Connecting with the people who are suffering will also require that Bush join in the outraged demand for answers. People in New Orleans didn't die fighting for a noble cause—they died because someone screwed up. Public anger has never been a big part of Bush's PR repertoire, but he has been known to use it. In March 2002, on the belated notice that the Immigration and Naturalization Service had approved student visas for two of the terrorists who attacked the World Trade Center, the president said he could "barely get my coffee down" when he read about it. "I was stunned and not happy," he told reporters. "I was plenty hot." That kind of response could help here. If the president demands answers because he is the one delivering them to those who suffered, he will get results far more quickly than a commission of the kind being proposed by Hillary Clinton and others on the Hill. Time matters: Hurricane season has not reached its peak, and no one knows when a major terrorist attack will require the kind of response that failed here.

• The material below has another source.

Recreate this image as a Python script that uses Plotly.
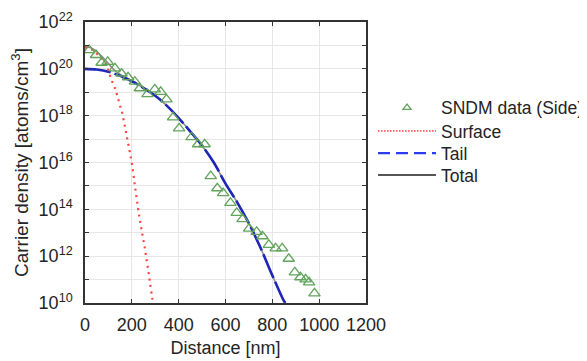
import plotly.graph_objects as go

# SNDM data (Side): distance [nm], carrier density exponent (log10)
sndm_x = [18, 47, 71, 97, 128, 156, 184, 213, 234, 267, 298, 323, 348, 376, 402,
          455, 483, 511, 537, 565, 590, 621, 648, 673, 701, 733, 758, 785, 814,
          842, 870, 896, 920, 942, 957, 980]
sndm_log = [20.80, 20.59, 20.26, 20.30, 20.02, 19.80, 19.64, 19.45, 19.17, 18.92,
            19.12, 19.02, 18.70, 17.93, 17.46, 17.08, 16.78, 16.78, 15.42, 14.90,
            14.69, 14.28, 13.85, 13.58, 13.18, 13.04, 12.85, 12.48, 12.33, 12.33,
            11.89, 11.31, 11.10, 11.01, 10.88, 10.41]

# Surface component
surf_x = [0, 27, 55, 88, 102, 116, 130, 137, 149, 159, 170, 181, 192, 202, 213,
          225, 234, 243, 253, 261, 270, 278, 287, 291]
surf_log = [20.92, 20.83, 20.6, 20.23, 19.85, 19.45, 19.12, 18.88, 18.45, 18.11,
            17.55, 16.98, 16.41, 15.84, 15.02, 14.15, 13.57, 13.04, 12.5, 11.98,
            11.4, 10.83, 10.22, 10.0]

# Tail component
tail_x = [0, 50, 100, 150, 200, 250, 300, 350, 400, 450, 500, 550, 600, 650, 700,
          750, 800, 850, 856]
tail_log = [20.00, 19.97, 19.88, 19.70, 19.47, 19.18, 18.85, 18.42, 17.90, 17.32,
            16.72, 16.00, 15.10, 14.30, 13.40, 12.35, 11.18, 10.08, 10.0]

# Total
total_x = [0, 25, 50, 75, 100, 125, 150, 200, 250, 300, 350, 400, 450, 500, 550,
           600, 650, 700, 750, 800, 850, 856]
total_log = [20.96, 20.90, 20.74, 20.50, 20.22, 19.95, 19.76, 19.50, 19.18, 18.85,
             18.42, 17.90, 17.32, 16.72, 16.00, 15.10, 14.30, 13.40, 12.35, 11.18,
             10.08, 10.0]

x_ticks = [0, 200, 400, 600, 800, 1000, 1200]
y_major_exp = [10, 12, 14, 16, 18, 20, 22]
y_minor_exp = [11, 13, 15, 17, 19, 21]

font = "Liberation Sans, Arial, sans-serif"
txt = "#242424"


def pw(vals):
    return [10.0 ** float(v) for v in vals]


fig = go.Figure()

fig.add_trace(go.Scatter(
    x=total_x, y=pw(total_log), mode="lines",
    line=dict(color="#8c8c8c", width=1.6, shape="spline"),
    name="Total", showlegend=False))
fig.add_trace(go.Scatter(
    x=tail_x, y=pw(tail_log), mode="lines",
    line=dict(color="#1f26b8", width=2.6, dash="26px,4px", shape="spline"),
    name="Tail", showlegend=False))
fig.add_trace(go.Scatter(
    x=surf_x, y=pw(surf_log), mode="lines",
    line=dict(color="#ff4040", width=2.2, dash="2px,4.5px", shape="spline"),
    name="Surface", showlegend=False))
fig.add_trace(go.Scatter(
    x=sndm_x, y=pw(sndm_log), mode="markers",
    marker=dict(symbol="triangle-up-open", size=10, color="#62a45c",
                line=dict(width=1.3, color="#62a45c")),
    name="SNDM data (Side)", showlegend=False))

# legend-only entries (styles as shown in the reference legend)
fig.add_trace(go.Scatter(
    x=[None], y=[None], mode="markers",
    marker=dict(symbol="triangle-up-open", size=7, color="#62a45c",
                line=dict(width=1.3, color="#62a45c")),
    name="SNDM data (Side)", legend="legend", showlegend=True))
fig.add_trace(go.Scatter(
    x=[None], y=[None], mode="lines",
    line=dict(color="#ff5a5a", width=1.6, dash="1.5px,1.5px"),
    name="Surface", legend="legend2", showlegend=True))
fig.add_trace(go.Scatter(
    x=[None], y=[None], mode="lines",
    line=dict(color="#2b3cf0", width=2.4, dash="12px,6px"),
    name="Tail", legend="legend3", showlegend=True))
fig.add_trace(go.Scatter(
    x=[None], y=[None], mode="lines",
    line=dict(color="#555555", width=2),
    name="Total", legend="legend4", showlegend=True))

leg_common = dict(x=1.025, xanchor="left", yanchor="middle",
                  font=dict(family=font, size=17.5, color=txt),
                  bgcolor="rgba(0,0,0,0)", itemwidth=58, tracegroupgap=0)

# the page has an 8px body margin; figure is sized so it fits in the window
fig.update_layout(
    width=579, height=353,
    margin=dict(l=77, r=221, t=14, b=58, autoexpand=False),
    paper_bgcolor="white", plot_bgcolor="white",
    showlegend=True,
    font=dict(family=font, size=18, color=txt),
    legend=dict(y=0.695, **leg_common),
    legend2=dict(y=0.612, **leg_common),
    legend3=dict(y=0.533, **leg_common),
    legend4=dict(y=0.4555, **leg_common),
    xaxis=dict(
        range=[0, 1200], tickvals=x_ticks, ticktext=[str(v) for v in x_ticks],
        automargin=False,
        showgrid=True, gridcolor="#e6e6e6", gridwidth=1,
        showline=True, linecolor="#333333", linewidth=1.5, mirror="allticks",
        ticks="inside", ticklen=4, tickcolor="#333333",
        zeroline=False, ticklabelstandoff=5,
        tickfont=dict(family=font, size=18, color=txt),
        title=dict(text="Distance [nm]", font=dict(family=font, size=18, color=txt),
                   standoff=7)),
    yaxis=dict(
        type="log", range=[10, 22], automargin=False,
        tickvals=pw(y_major_exp),
        ticktext=["10<sup>%d</sup>" % e for e in y_major_exp],
        showgrid=True, gridcolor="#e6e6e6", gridwidth=1,
        showline=True, linecolor="#333333", linewidth=1.5, mirror="allticks",
        ticks="inside", ticklen=4, tickcolor="#333333",
        minor=dict(tickvals=pw(y_minor_exp), showgrid=True,
                   gridcolor="#e6e6e6", ticks="inside", ticklen=4, tickcolor="#333333"),
        zeroline=False, ticklabelstandoff=7,
        tickfont=dict(family=font, size=18, color=txt),
        title=dict(text="Carrier density [atoms/cm<sup>3</sup>]",
                   font=dict(family=font, size=19, color=txt), standoff=5)),
)

fig.write_html("out.html")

Bush finds it hard to pin the blame on someone who has stood next to him for any length of time. "He has a very strong feeling for anyone who has been in the foxhole with him," says a former aide. "Especially when they're under fire." He refused Secretary of Defense Rumsfeld's two offers of resignation after abuses were discovered at Abu Ghraib. He bestowed the nation's highest civilian honor on the CIA director who told him that the presence of weapons of mass destruction in Iraq was a "slam dunk." He continues to stand by Karl Rove though his top aide helped steer reporters to the identity of an undercover CIA agent.
Characteristically, he says he doesn't want to play the "blame game." Here, he should. His own executive style demands it. The president is almost evangelical about his theory of management: Pick good people, give them power, and then hold them accountable. He never designed an administration around mistake-admitting; he did build it on accountability. Delegation without accountability leads to rot.